ELORX

System Shock: How 1378(km) Shaped My View on Media Art and AI

System Shock: How 1378(km) Shaped My View on Media Art and AI

When I sit in my studio today, tinkering with new local AI models or soldering sensors for interactive spaces, 2010 feels infinitely far away. The tools of today—real-time generation, biosignals, machine learning—were something I could hardly dream of back then. And yet, everything I develop today as a Creative Technologist is based on a lesson I learned the hard way 16 years ago.

It is the story of 1378(km)—my pre-diploma project at the HfG Karlsruhe, which began as an interactive media artwork and ended as a global media scandal.

The Premise: A Pacifist Hack

When I developed 1378(km), I was driven by a central question in media art: How could I use rigid, digital systems to trigger genuine human morality and empathy? I took the Source engine (the framework of the first-person shooter Half-Life 2) and designed an asymmetrical serious game about the inner-German border.

The core was a conceptual hack of classic game design rules. The mechanic was simple: "If you shoot, you lose."

If a player in the role of an East German border guard used their weapon, they were immediately pulled out of the game and teleported to the year 2000 to face trial as a border shooter. It was a system that granted freedom of action but relentlessly demanded moral consequences.

1378(km) gameplay - East German border guard patrol POV
1378(km) gameplay - East German border guard patrol POV

The Stress Test: Between Death Threats and Police Protection

What happened next taught me more about the sheer force of interactive media than any seminar. Before the project was officially released, the BILD newspaper launched an unprecedented campaign. The game was falsely framed as a cynical "shooter."

The dynamic that subsequently erupted was toxic and frighteningly real: lawsuits from politicians, criminal investigations for incitement, and very real death threats against me. I had to cancel the release on the Day of German Unity. When I finally booted up my server in December, the university was under police protection.

In those weeks, I got to know the dark side of digital scalability. When a system—whether code or a media network—reacts uncontrollably to emotional triggers, it escalates.

The Shift: When the System is Understood

But the tide turned. On the evening of the release, my server collapsed under the massive rush of tens of thousands of simultaneous requests. Ultimately, I recorded nearly 1 million downloads worldwide. This was followed by over 800 print articles and reports on more than 400 TV channels.

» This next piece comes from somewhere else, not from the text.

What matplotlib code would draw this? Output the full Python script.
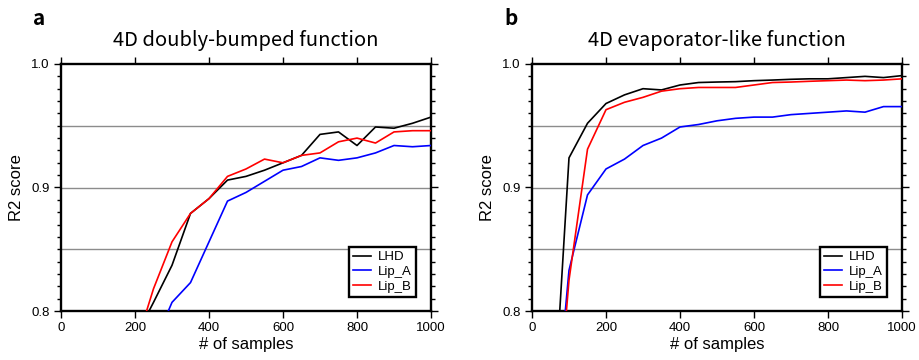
import numpy as np
import matplotlib.pyplot as plt
from matplotlib.ticker import MultipleLocator

samples = [50, 100, 150, 200, 250, 300, 350, 400, 450, 500,
           550, 600, 650, 700, 750, 800, 850, 900, 950, 1000]
nan = np.nan

# panel a: 4D doubly-bumped function
a_lhd = [nan, nan, nan, 0.778, 0.807, 0.837, 0.879, 0.891, 0.906, 0.909,
         0.914, 0.920, 0.926, 0.943, 0.945, 0.934, 0.949, 0.948, 0.952, 0.957]
a_lip_a = [nan, nan, nan, nan, 0.772, 0.807, 0.823, 0.856, 0.889, 0.896,
           0.905, 0.914, 0.917, 0.924, 0.922, 0.924, 0.928, 0.934, 0.933, 0.934]
a_lip_b = [nan, nan, nan, 0.770, 0.818, 0.856, 0.879, 0.891, 0.909, 0.915,
           0.923, 0.920, 0.926, 0.928, 0.937, 0.940, 0.936, 0.945, 0.946, 0.946]

# panel b: 4D evaporator-like function
b_lhd = [0.676, 0.924, 0.952, 0.968, 0.975, 0.980, 0.979, 0.983, 0.985, 0.9854,
         0.9857, 0.9865, 0.987, 0.9876, 0.988, 0.988, 0.989, 0.990, 0.989, 0.9906]
b_lip_a = [0.668, 0.833, 0.894, 0.915, 0.923, 0.934, 0.940, 0.949, 0.951, 0.954,
           0.956, 0.957, 0.957, 0.959, 0.960, 0.961, 0.962, 0.961, 0.9655, 0.9655]
b_lip_b = [0.646, 0.825, 0.931, 0.963, 0.969, 0.973, 0.978, 0.980, 0.981, 0.981,
           0.981, 0.983, 0.985, 0.9854, 0.986, 0.9865, 0.987, 0.9865, 0.987, 0.988]

panels = [
    ("a", "4D doubly-bumped function", a_lhd, a_lip_a, a_lip_b),
    ("b", "4D evaporator-like function", b_lhd, b_lip_a, b_lip_b),
]
labels = ["LHD", "Lip_A", "Lip_B"]
colors = ["#000000", "#0000ff", "#ff0000"]

plt.rcParams["font.family"] = ["Liberation Sans", "DejaVu Sans"]
title_font = ["Noto Sans CJK JP", "DejaVu Sans"]

fig = plt.figure(figsize=(9.2, 3.6), dpi=100)
axes_left = [61 / 920, 532 / 920]

for left, (tag, title, *series) in zip(axes_left, panels):
    ax = fig.add_axes([left, 49 / 360, 370 / 920, 247 / 360])
    for yv in [0.85, 0.9, 0.95]:
        ax.axhline(yv, color="#8c8c8c", lw=1.0, zorder=1)
    for vals, lab, col in zip(series, labels, colors):
        ax.plot(samples, vals, color=col, lw=1.2, label=lab, zorder=3)
    ax.set_xlim(0, 1000)
    ax.set_ylim(0.8, 1.0)
    ax.xaxis.set_major_locator(MultipleLocator(200))
    ax.yaxis.set_major_locator(MultipleLocator(0.1))
    ax.yaxis.set_minor_locator(MultipleLocator(0.01))
    ax.tick_params(which="both", direction="out", top=True, right=True,
                   labelsize=9.5, width=1.0, colors="black")
    ax.tick_params(which="major", length=5, pad=3)
    ax.tick_params(axis="y", which="minor", length=2.7)
    ax.tick_params(axis="x", which="minor", bottom=False, top=False)
    ax.set_yticklabels([f"{v:.1f}" for v in ax.get_yticks()])
    for sp in ax.spines.values():
        sp.set_linewidth(1.7)
    ax.set_xlabel("# of samples", fontsize=12, labelpad=2)
    ax.set_ylabel("R2 score", fontsize=12, labelpad=5)
    ax.set_title(title, fontsize=14.5, family=title_font, pad=13)
    ax.text(-0.075, 1.185, tag, transform=ax.transAxes, fontsize=15,
            fontweight="bold", family=title_font, va="center", ha="left")
    leg = ax.legend(loc="lower right", fontsize=9.5, fancybox=False,
                    framealpha=1, edgecolor="black", borderpad=0.3,
                    handlelength=1.35, handletextpad=0.55, labelspacing=0.2,
                    borderaxespad=0, bbox_to_anchor=(0.96, 0.057))
    leg.get_frame().set_linewidth(1.7)

fig.savefig("out.png", dpi=100)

The German Press Council officially reprimanded the tabloid press for its misrepresentation, and the public prosecutor dropped all investigations against me. The true intention of the media art prevailed: 1378(km) was exhibited in renowned museums worldwide—from the ZKM in Karlsruhe and the MIT GameLab in the US to the DOX in Prague. People finally understood that it wasn't about shooting, but about the systemic experience of oppression and decision-making power.

1378(km) exhibition at the Museum of World Culture in Gothenburg, Sweden
1378(km) exhibition at the Museum of World Culture in Gothenburg, Sweden

From 2010 to Now: Hacking as a Playful Strategy

Why am I telling this today on elorx.com? Because this project was the ultimate proof of concept for my current work. It showed me that technology only truly becomes exciting when it reacts to humans in unpredictable ways.

This realization was the direct catalyst for my PhD at the GEElab of RMIT Melbourne. Under the title "Hacking as a Playful Strategy," I explored how to apply these principles of repurposing and asymmetrical interaction to hardware, experimental interfaces (like brain-computer interfaces), and new technologies.

Today, 16 years later, I no longer build mods. But the philosophy remains exactly the same. When I integrate local AI models into physical spaces, hack hardware, or design interactive ecosystems today, I use technology as a resonance chamber. My goal as a Creative Technologist is to create asymmetrical and dynamic environments that don't just entertain people, but challenge them.

1378(km) laid the foundation for that. It showed me that the most exciting code is always the one that has a direct impact on reality.